You could even use Receiver<Entity> as the public type and skip making a RemoteEntities wrapper.

Technically. But I see the backend for this changing potentially. So I'd like to keep the wrapper for now.

(try_send() looks like it just does some Relaxed and Acquire loads on failure, so it should be almost free. is_full() and len() seem to do SeqCst loads, which I believe do a full fence and are expensive, so you wouldn't want to use those.)

Yeah. This is a good end game. I didn't do that because reserve_entities needs a definite amount ahead of time. As you point out, we could do alloc for now, but that would prevent it from being flushed.
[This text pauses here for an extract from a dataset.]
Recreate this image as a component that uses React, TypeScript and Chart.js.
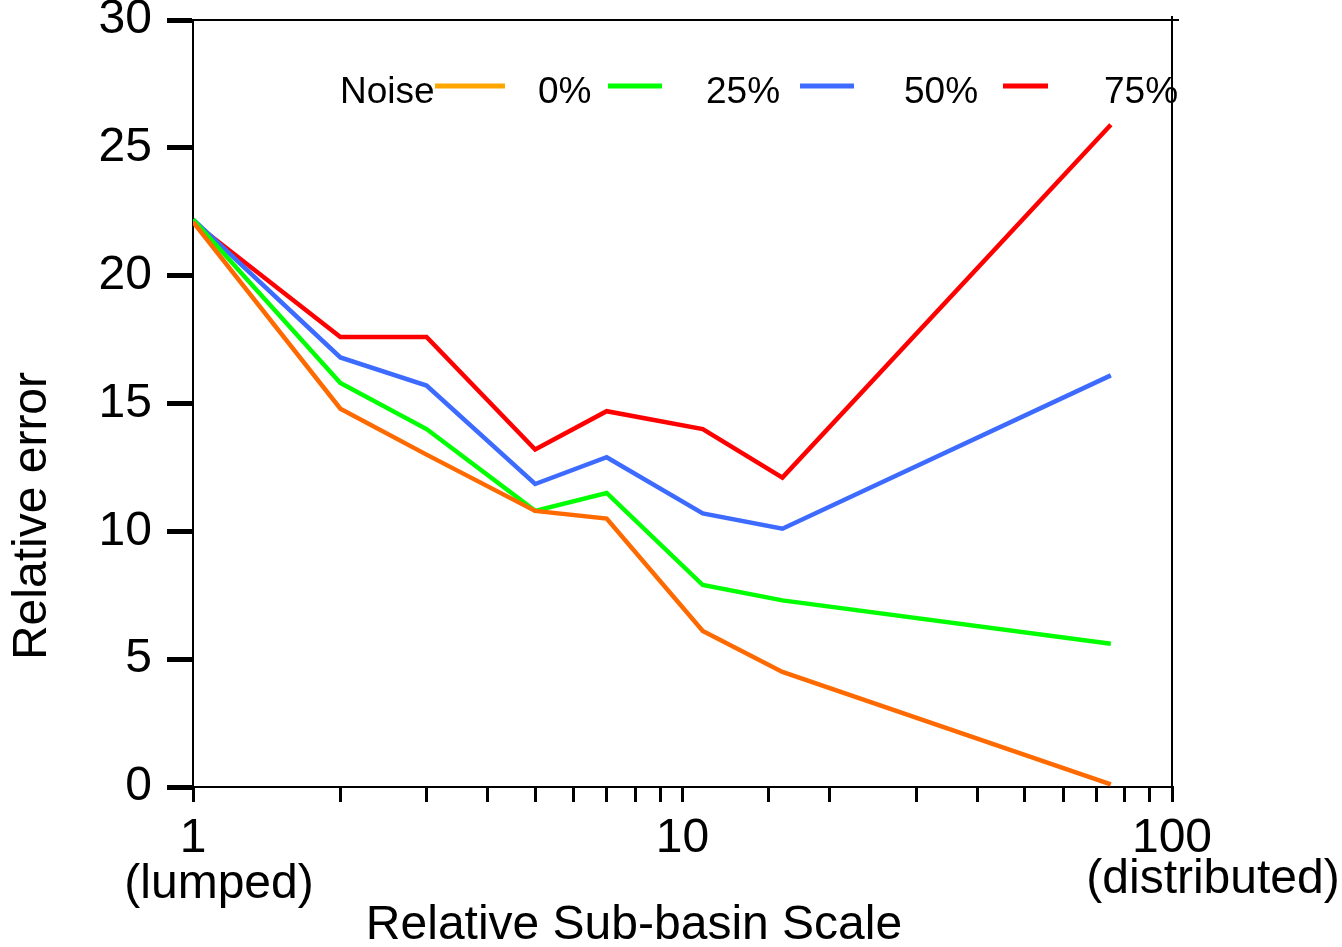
import React, { useEffect, useRef } from "react";
import { Chart, registerables } from "chart.js";

Chart.register(...registerables);

// ---- data ----
const scales = [1, 2, 3, 5, 7, 11, 16, 75];
const noise0 = [22.1, 14.8, 13.0, 10.8, 10.5, 6.1, 4.5, 0.1];
const noise25 = [22.2, 15.8, 14.0, 10.8, 11.5, 7.9, 7.3, 5.6];
const noise50 = [22.2, 16.8, 15.7, 11.85, 12.9, 10.7, 10.1, 16.1];
const noise75 = [22.1, 17.6, 17.6, 13.2, 14.7, 14.0, 12.1, 25.9];
const seriesLabels = ["0%", "25%", "50%", "75%"];
const xTickLabels: Record<number, string> = { 1: "1", 10: "10", 100: "100" };
const yTicks = [0, 5, 10, 15, 20, 25, 30];

// ---- styles ----
const lineColors = ["#FF6A00", "#00FF00", "#3D6BFF", "#FF0000"];
const legendColors = ["#FFA500", "#00FF00", "#3D6BFF", "#FF0000"];
const FONT = "'Liberation Sans', Arial, Helvetica, sans-serif";
// legend layout: [sampleStart, sampleEnd, textStart]
const legendLayout = [
  [435, 505, 538],
  [608, 662, 706],
  [800, 854, 904],
  [1003, 1048, 1104],
];

const extrasPlugin = {
  id: "extras",
  afterDraw(chart: any) {
    const ctx = chart.ctx;
    const a = chart.chartArea;
    const xs = chart.scales.x;
    ctx.save();
    // frame
    ctx.strokeStyle = "#000";
    ctx.lineWidth = 2;
    ctx.beginPath();
    ctx.moveTo(a.left, a.top);
    ctx.lineTo(a.right + 7, a.top);
    ctx.moveTo(a.right, a.top - 4);
    ctx.lineTo(a.right, a.bottom);
    ctx.stroke();

    ctx.fillStyle = "#000";
    ctx.textBaseline = "middle";
    ctx.textAlign = "center";
    ctx.font = `48px ${FONT}`;
    ctx.fillText("(lumped)", xs.getPixelForValue(1) + 26, a.bottom + 98);
    ctx.fillText("(distributed)", xs.getPixelForValue(100) + 41, a.bottom + 93);
    ctx.fillText("Relative Sub-basin Scale", 634, a.bottom + 139);

    ctx.save();
    ctx.translate(33, 516);
    ctx.rotate(-Math.PI / 2);
    ctx.fillText("Relative error", 0, 0);
    ctx.restore();

    // legend
    ctx.font = `37px ${FONT}`;
    ctx.textAlign = "left";
    ctx.fillText("Noise", 340, 93);
    chart.data.datasets.forEach((ds: any, i: number) => {
      const [s0, s1, t] = legendLayout[i];
      ctx.strokeStyle = legendColors[i];
      ctx.lineWidth = 5;
      ctx.beginPath();
      ctx.moveTo(s0, 86);
      ctx.lineTo(s1, 86);
      ctx.stroke();
      ctx.fillStyle = "#000";
      ctx.fillText(ds.label, t, 93);
    });
    ctx.restore();
  },
};

export default function App() {
  const ref = useRef<HTMLCanvasElement>(null);
  useEffect(() => {
    document.body.style.margin = "0";
    const series = [noise0, noise25, noise50, noise75];
    const chart = new Chart(ref.current!, {
      type: "line",
      data: {
        datasets: series.map((vals, i) => ({
          label: seriesLabels[i],
          data: scales.map((x, j) => ({ x, y: vals[j] })),
          borderColor: lineColors[i],
          backgroundColor: lineColors[i],
          borderWidth: 4.5,
          pointRadius: 0,
          tension: 0,
          fill: false,
        })),
      },
      options: {
        animation: false,
        responsive: false,
        maintainAspectRatio: false,
        layout: { padding: { left: 0, top: 20, right: 170, bottom: 0 } },
        plugins: { legend: { display: false }, tooltip: { enabled: false } },
        scales: {
          x: {
            type: "logarithmic",
            min: 1,
            max: 100,
            afterFit(scale: any) {
              scale.height = 160;
              scale.paddingLeft = 0;
              scale.paddingRight = 0;
            },
            grid: {
              drawOnChartArea: false,
              drawTicks: true,
              tickLength: 15,
              lineWidth: 3,
              tickWidth: 3,
              color: "#000",
              tickColor: "#000",
            },
            border: { display: true, color: "#000", width: 2 },
            ticks: {
              autoSkip: false,
              maxRotation: 0,
              padding: 8,
              color: "#000",
              font: { family: FONT, size: 48 },
              callback: (v: any) => xTickLabels[Number(v)] ?? "",
            },
          },
          y: {
            type: "linear",
            min: 0,
            max: 30,
            afterFit(scale: any) {
              scale.width = 193;
              scale.paddingTop = 0;
              scale.paddingBottom = 0;
            },
            afterBuildTicks(scale: any) {
              scale.ticks = yTicks.map((v) => ({ value: v }));
            },
            grid: {
              drawOnChartArea: false,
              drawTicks: true,
              tickLength: 26,
              lineWidth: 5,
              tickWidth: 5,
              color: "#000",
              tickColor: "#000",
            },
            border: { display: true, color: "#000", width: 2 },
            ticks: {
              padding: 15,
              color: "#000",
              font: { family: FONT, size: 48 },
            },
          },
        },
      },
      plugins: [extrasPlugin],
    } as any);
    return () => chart.destroy();
  }, []);
  return (
    <div style={{ position: "relative", width: 1342, height: 947 }}>
      <canvas ref={ref} width={1342} height={947} style={{ width: 1342, height: 947 }} />
    </div>
  );
}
Plus, IDK if we'll always have &mut access to Entities. I mean, probably, but we may need to try_fulfill more often than we flush. Maybe. I'll try some stuff out. We can always make a &Entities version later.

chescock · 2025-03-26T15:14:07Z

crates/bevy_ecs/src/entity/mod.rs

+
+impl RemoteEntitiesInner {
+    fn fulfill(&self, entities: &Entities, batch_size: NonZero<u32>) {
+        self.is_waiting.store(0, Ordering::Relaxed);


This reserves exactly batch_size entities per flush, regardless of how many requests there were. If we make enough async requests, it could take a while for them all to get fulfilled!

Rather than counting waiters, it might make sense to have a request_count, increment it before popping, and do reserve_entities(request_count.swap(0, Relaxed)). If you pre-fill the queue with batch_size then that will refill the original buffer every time.

(My proposal above has exactly the same problem, so maybe we can't use async_channel::bounded.)

This reserves exactly batch_size entities per flush, regardless of how many requests there were. If we make enough async requests, it could take a while for them all to get fulfilled!

Yeah. It's not ideal. I don't anticipate this being a real issue though (with a good batch_size), but it's bugging me too.

Rather than counting waiters, it might make sense to have a request_count, increment it before popping, and do reserve_entities(request_count.swap(0, Relaxed)). If you pre-fill the queue with batch_size then that will refill the original buffer every time.

That's an excellent idea! Brilliant actually. It would keep the number reserved stable, and no reserve would be waiting for more than a single flush. I'll need to split reserve_entities(request_count.swap(0, Relaxed)) up to help with branch prediction, but I really like this idea.

(My proposal above has exactly the same problem, so maybe we can't use async_channel::bounded.)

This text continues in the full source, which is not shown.